— Instruction —
Wherever a line in the data below holds "matplotlib", copy that line.

— Dataset excerpt —
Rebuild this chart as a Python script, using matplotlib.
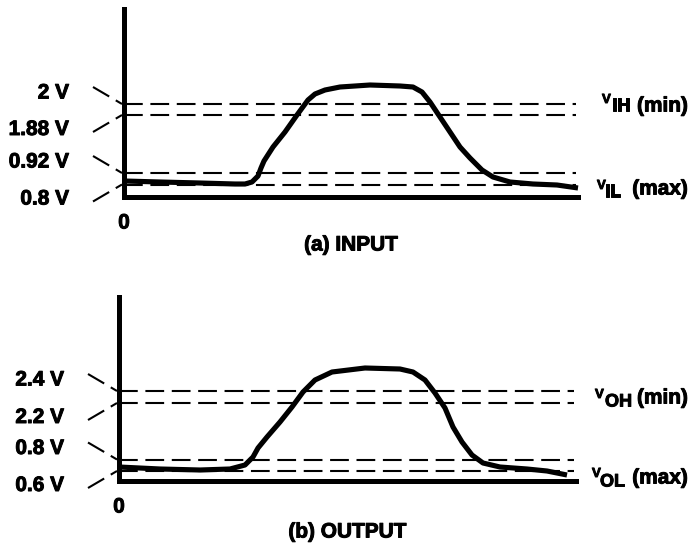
import matplotlib
matplotlib.use('Agg')
import matplotlib.pyplot as plt
import matplotlib.patheffects as pe

plt.rcParams['font.family'] = ['Liberation Sans', 'DejaVu Sans']
plt.rcParams['font.weight'] = 'bold'
plt.rcParams['lines.scale_dashes'] = False

W, H = 693, 546

# ---------------- data (schematic units: time, level above baseline) -------------
in_levels = [93, 82, 24, 12.5]
in_level_labels = ['2 V', '1.88 V', '0.92 V', '0.8 V']
in_t = [0, 36, 76, 111, 121, 128, 134, 137, 140, 149, 161, 173, 184, 191, 201,
        216, 246, 276, 289, 298, 306, 316, 326, 336, 346, 358, 369, 386, 409,
        433, 454]
in_v = [16, 15, 14, 13, 13, 15, 21, 29, 36, 50, 65, 82, 97, 103, 107,
        110, 112, 111, 110, 105, 95, 80, 65, 50, 39, 27, 20, 15, 13,
        12, 9]

out_levels = [90, 78, 21.5, 10]
out_level_labels = ['2.4 V', '2.2 V', '0.8 V', '0.6 V']
out_t = [0, 41, 81, 111, 126, 134, 139, 148, 161, 173, 184, 196, 213, 246, 281,
         294, 306, 316, 326, 334, 343, 353, 364, 381, 408, 428, 448]
out_v = [14, 12, 11, 12, 16, 24, 33, 44, 59, 74, 89, 101, 109, 113, 112,
         109, 101, 88, 73, 54, 39, 26, 18, 14, 12, 10, 6]

fig = plt.figure(figsize=(W / 100, H / 100), dpi=100)
heavy = [pe.withStroke(linewidth=0.7, foreground='black')]


def px_axes(l, t, r, b):
    return fig.add_axes([l / W, 1 - b / H, (r - l) / W, (b - t) / H])


def label(ax, x, y, s, fs, ha='left'):
    ax.text(x, y, s, ha=ha, va='center', fontsize=fs, fontweight='bold',
            path_effects=heavy, clip_on=False)


def panel(ax, xmax, ymax, levels, labels, t, v, title, right_labels):
    ax.set_xlim(0, xmax)
    ax.set_ylim(0, ymax)
    for s in ['top', 'right']:
        ax.spines[s].set_visible(False)
    for s in ['left', 'bottom']:
        ax.spines[s].set_linewidth(3.6)
        ax.spines[s].set_capstyle('projecting')
    ax.set_xticks([])
    ax.set_yticks([])
    ax.patch.set_alpha(0)
    dash_end = xmax - 2
    for i, (lv, lab) in enumerate(zip(levels, labels)):
        ax.plot([0, dash_end], [lv, lv], color='k', lw=1.5, dashes=(13.5, 5.5))
        upper = (i % 2 == 0)
        y0 = lv + 17 if upper else lv - 17
        ax.plot([-31, -2], [y0, lv], color='k', lw=1.5, dashes=(13.5, 5.5),
                clip_on=False)
        ly = lv + 11 if upper else lv - 14.5
        label(ax, -55, ly, lab, 15, ha='right')
    ax.plot(t, v, color='k', lw=3.7, solid_joinstyle='round',
            solid_capstyle='butt', clip_on=False)
    label(ax, 0, -26, '0', 15, ha='center')
    label(ax, xmax / 2, title[1], title[0], 15, ha='center')
    for (txt, x, y, fs, ha) in right_labels:
        label(ax, x, y, txt, fs, ha=ha)


ax1 = px_axes(124, 9, 578, 197)
panel(ax1, 454, 188, in_levels, in_level_labels, in_t, in_v,
      ('(a) INPUT', -48),
      [('V', 478, 97, 9.5, 'left'), ('IH', 488, 91, 13, 'left'),
       ('(min)', 564, 91, 15, 'right'),
       ('V', 473, 11, 9.5, 'left'), ('IL', 481, 5, 13, 'left'),
       ('(max)', 564, 8, 15, 'right')])

ax2 = px_axes(119, 297, 576, 481)
panel(ax2, 457, 184, out_levels, out_level_labels, out_t, out_v,
      ('(b) OUTPUT', -51),
      [('V', 476, 86, 9.5, 'left'), ('OH', 486, 79, 13, 'left'),
       ('(min)', 569, 83, 15, 'right'),
       ('V', 473, 7, 9.5, 'left'), ('OL', 481, -1, 13, 'left'),
       ('(max)', 569, 3, 15, 'right')])

fig.savefig('out.png', dpi=100, facecolor='white')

— Written answer —
Rebuild this chart as a Python script, using matplotlib.
import matplotlib
matplotlib.use('Agg')
import matplotlib.pyplot as plt
import matplotlib.patheffects as pe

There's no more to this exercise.